The section most S&S fans would like best is on Charles Saunders and his Imaro series. If you write pieces on S&S you need it to quote from. My favorite line: “The landscape of Imaro shimmers with weirdness like a heat-mirage.”

Since it carries a current PC orientation (thank god Saunders was black, so he made the cut), a couple of weak moments come up. She decides that Fritz hews “a bit too close to ethnic stereotypes (Mingols? Seriously?).” While the PC crowd should NOT be reading any of this material — they WILL find offense — I think that coinage is pretty cool myself, a mashup of Ming the Merciless with the Mongol Horde.

(I wonder what Attila the Hun would think about the term Mongol Horde? I saw the great exhibit on the Huns that came through a few years ago, and my distinct impression is that Attila wouldn’t have gasped and clutched his pearls.)

Also, Cline is way behind the times on understanding REH as a person, thinking reading the successors she mentions would have given him the “fantods.” Check out his two volume correspondence with Lovecraft to get deeper insight. One of the tragedies of this literature is that REH killed himself in 1936, just as Fritz Leiber was beginning to write — and that Lovecraft died early in 1937 after the briefest exchange of letters with Fritz. Just think of what they all might have done, bouncing off each others stories.

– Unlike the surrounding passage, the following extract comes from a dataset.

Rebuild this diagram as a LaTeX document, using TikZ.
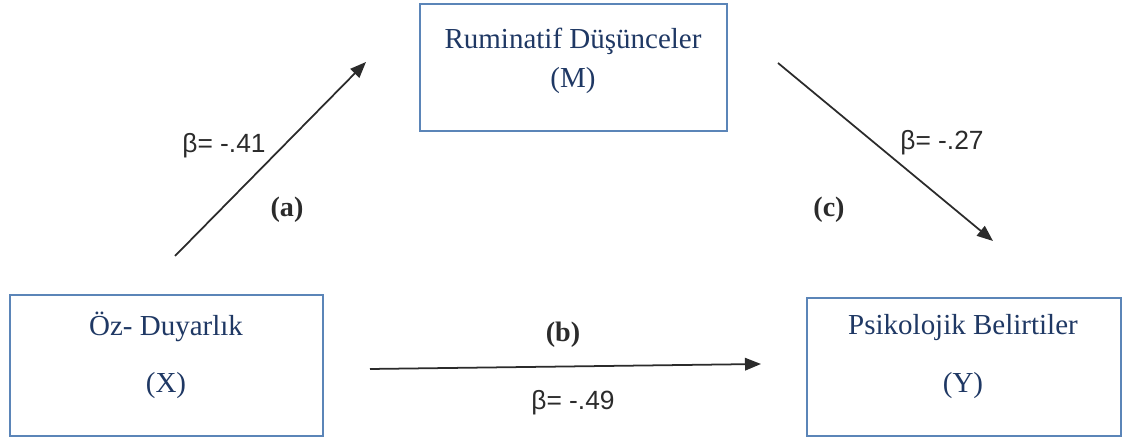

But she’s just getting in on the action, so she’s got time. This piece could even nab a reprint in some current REH zine, especially since (in longstanding zine fashion) the last few lines or paragraphs of Cline’s essay are dropped in layout.

And as for that whole using my old art thing — seen at the top is one of my illos of Fafhrd and the Mouser, a smaller re-do of a poster-sized image I gave to Fritz in the 70s, which was pinned to his wall for several years.